Feb 24, 2020
Tye Sheridan as Wade Watts in “Ready Player One,” a film adaptation of the best-selling novel by Ernest Cline, directed by Steven Spielberg. (Jaap Buitendijk/Warner Bros.)

‘Ready Player One’: pop culture references and a lesson in living life offline

I had very low expectations for “Ready Player One,” mostly due to its trailer doing such a disservice to the plot. On the outside, it looked like a weak dystopian film that plays on the set of a virtual reality game.

But I can admit that I was wrong. This movie is much more than that.   

Filled with pop culture references that ranged from Michael Jackson’s “Thriller,” to Stephen King’s “The Shining,” director Steven Spielberg created a film that pays tribute to many of the moments and things we love from pop culture history.

“Ready Player One” takes place in Columbus, Ohio, during the year 2045. Resources are scarce, the population grows exponentially and drones deliver pizza – doesn’t seem too far off, does it?
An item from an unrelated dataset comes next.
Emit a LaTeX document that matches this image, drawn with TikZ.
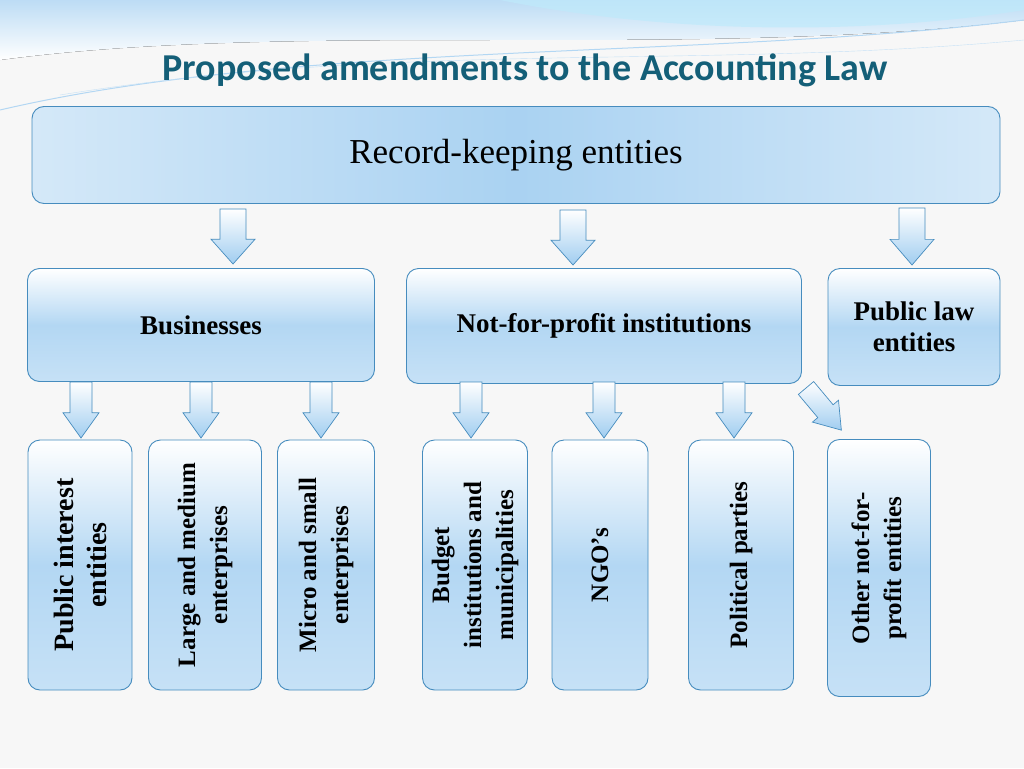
\documentclass[tikz,border=0pt]{standalone}
\usepackage{fontspec}
\setmainfont{Liberation Serif}
\newfontfamily\titlefont{Carlito}
\usetikzlibrary{positioning}
\definecolor{edgeblue}{RGB}{70,140,190}
\definecolor{boxblue}{RGB}{160,205,240}
\definecolor{titleteal}{RGB}{20,95,120}
\tikzset{
  box/.style={draw=edgeblue, line width=0.9pt, rounded corners=12pt, top color=white, bottom color=boxblue!60, middle color=boxblue!80, align=center},
  bigbox/.style={box, left color=boxblue!45, right color=boxblue!45, middle color=boxblue!90},
  arrowfill/.style={draw=edgeblue, line width=0.7pt, top color=white, bottom color=boxblue},
  vtext/.style={rotate=90, font=\fontsize{25}{32}\selectfont\bfseries, align=center},
  pics/blockarrow/.style args={#1/#2/#3}{code={
    % #1 length, #2 shaft width, #3 head width
    \path[arrowfill] (-#2/2,0) -- (#2/2,0) -- (#2/2,{#1*0.55}) -- (#3/2,{#1*0.55})
      -- (0,#1) -- (-#3/2,{#1*0.55}) -- (-#2/2,{#1*0.55}) -- cycle;
  }}
}
\begin{document}
\begin{tikzpicture}[x=1pt,y=-1pt]
\useasboundingbox (0,0) rectangle (1024,768);
\fill[gray!6] (0,0) rectangle (1024,768);
% top waves
\fill[top color=boxblue!70, bottom color=white] (0,0) -- (1024,0) -- (1024,20) .. controls (700,60) and (300,20) .. (0,60) -- cycle;
\fill[cyan!25, opacity=0.7] (500,0) .. controls (700,40) and (900,30) .. (1024,10) -- (1024,0) -- cycle;
\draw[boxblue!80, line width=1pt] (0,110) .. controls (300,40) and (700,60) .. (1024,20);
\draw[boxblue!60] (60,95) .. controls (400,40) and (700,70) .. (1024,40);
\node (title) [font=\titlefont\fontsize{38}{40}\selectfont\bfseries, text=titleteal] at (525,70) {Proposed amendments to the Accounting Law};

\node (rke) [bigbox, minimum width=968pt, minimum height=97pt, font=\fontsize{35}{38}\selectfont] at (516,155) {Record-keeping entities};

\node (bus) [box, minimum width=347pt, minimum height=113pt, font=\fontsize{27}{31}\selectfont\bfseries] at (201,325) {Businesses};
\node (npi) [box, minimum width=395pt, minimum height=115pt, font=\fontsize{27}{31}\selectfont\bfseries] at (604,326) {Not-for-profit institutions};
\node (pub) [box, minimum width=172pt, minimum height=117pt, font=\fontsize{27}{31}\selectfont\bfseries] at (914,327) {Public law\\entities};

\pic at (233,209) {blockarrow=55/26/44};
\pic at (573,210) {blockarrow=55/26/44};
\pic at (912,208) {blockarrow=57/26/44};

\foreach \x in {81,201,321,471,604,734}
  \pic at (\x,382) {blockarrow=56/22/36};
\pic[rotate=40] at (806,388) {blockarrow=55/20/34};

\node (pie) [box, minimum width=104pt, minimum height=250pt] at (80,565) {};
\node [vtext, font=\fontsize{28}{33}\selectfont\bfseries] at (pie) {Public interest\\entities};
\node (lme) [box, minimum width=113pt, minimum height=250pt] at (205,565) {};
\node [vtext] at (lme) {Large and medium\\enterprises};
\node (mse) [box, minimum width=97pt, minimum height=250pt] at (326,565) {};
\node [vtext] at (mse) {Micro and small\\enterprises};
\node (bim) [box, minimum width=105pt, minimum height=250pt] at (475,565) {};
\node [vtext] at (bim) {Budget\\institutions and\\municipalities};
\node (ngo) [box, minimum width=96pt, minimum height=250pt] at (600,565) {};
\node [vtext] at (ngo) {NGO’s};
\node (pp) [box, minimum width=105pt, minimum height=250pt] at (741,565) {};
\node [vtext] at (pp) {Political parties};
\node (onp) [box, minimum width=103pt, minimum height=257pt] at (879,568) {};
\node [vtext] at (onp) {Other not-for-\\profit entities};
\end{tikzpicture}
\end{document}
Wade Watts (Tye Sheridan) is an orphan who lives in a beat-up trailer with his aunt Alice (Susan Lynch) and her controlling boyfriend. To escape his hardships, Wade, along with the rest of the world, finds solace in the OASIS – a virtual reality world created by gamemaker James Halliday (Mark Rylance).

The OASIS is composed of worlds where people can dance, race, battle and interact. They can create avatars of all shapes, sizes, species and genders.

When Halliday dies, it is revealed that he has hidden an “Easter egg” inside the game. The player who finds it will win the title of “Player One” and become the gamekeeper of the OASIS, as well as rich beyond his or her wildest imagination.

I watched as Wade spent hours within the OASIS, learning about Halliday in an effort to win the game. But he wasn’t the only one spending every waking moment trying to become Player One.

Parents and their kids are in the same room, but glued to their own goggles. Businesses have capitalized on technology said to advance the chances of winning. There is an obsession to create an online presence that exceeds other players’ profiles.

It was uncanny and reminiscent of life today, where quite often we go out with friends just to have our eyes glued to our phones. And the idea of being Instagram famous is now considered a viable career option.

This idea trickles throughout the film and, eventually, Wade learns, along with his online friends, to enjoy moments in the real world. I think it was a strong lesson for viewers.

As someone who isn’t too familiar with the video game industry, this movie helped me to realize the craft that goes into video game-making. It also reminded me of the original purpose of these games – to have fun.

“Ready Player One” is in theaters now.